Everyone needs it, and does it — businesspeople, politicians, doctors, chartered accountants, writers, artists, lawyers, and even journalists! But that would be too banal a label for a gathering such as this. A higher purpose has to be found, and what better purpose can there be than saving the world? It is the same reason that a carbonated drink company says it wants to make a difference, and an international beauty pageant contestant says all she wants is world peace! The truth is often not glamorous enough.

The theme of this year’s forum, which ends on Sunday, is "Improve the State of the World: Rethink, Redesign and Rebuild". Isn’t it a little too ambitious, too grandoise a description of what ultimately is a very high-profile global networking event? There’s absolutely nothing wrong with networking.

 

So what exactly does Davos mean to the world?

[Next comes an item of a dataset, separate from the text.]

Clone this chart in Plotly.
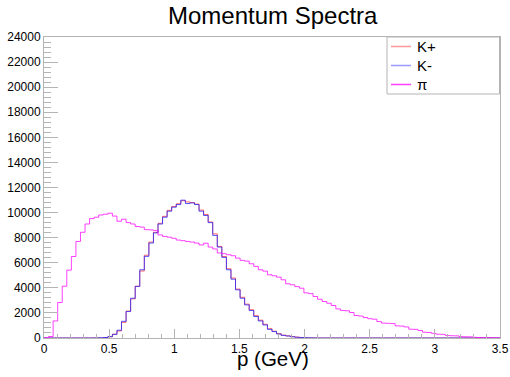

The WEF’s 40th annual meeting, to be inaugurated on Wednesday by French President Nicolas Sarkozy, will bring together 30 heads of government, a sprinkling of politicians (among them India’s Kamal Nath and Anand Sharma), civil society figures and over 1,400 business people from around the world, including a gaggle of India Inc icons and CEOs (Wipro’s Azim Premji is one of the WEF’s six global co-chairs). It is strange how it is often talked about as some kind of supernational forum, of the likes of G-8 or G-20 where key decisions have been taken, particularly in recent years, on how to deal with major global crises. While it is true that powerful men and women flock to this latter-day 5,000-feet-high Mount Olympus to deliberate on current global issues, it takes quite a leap of imagination to claim that they solve the problems of the world. Think of that other forum where global leaders have come together in unprecedented numbers for over half a century: the United Nations. The UN’s record in resolving the big issues of the day — the Israel-Palestinian conflict, the crisis in the Balkans which followed the breakup of the Soviet bloc, the decades-long Sri Lankan conflict which has just ended or the ethnic and tribal bloodletting that has plagued Africa — has at best been somewhat patchy. One reason for the UN’s lack of effectiveness on these issues is the visible disinterest shown by the great powers. Something similar was witnessed at last month’s much-hyped climate change conference, which finally fell flat in the face of such disinterest.

 

So can Davos work the kind of miracles that other forums could not? It seems unlikely. The American President will not be there, nor will the leaders of Russia, China, India, Britain, Germany and Japan. Can any real, long-lasting solution to the problems of the world be evolved in their absence? It had become fashionable till recently to downgrade the importance of the nation-state in international decision-making; but the last two years have shown that governments still matter, even in the West. In these circumstances, Davos’ "Rethink, Redesign and Rebuild" appears a little overhyped. It is best to regard it for what it is: a celebrity-studded international talking shop of corporate leaders, with a few political, social, NGO and media figures along with a writer or two like Paulo Coelho thrown in to add to the masala!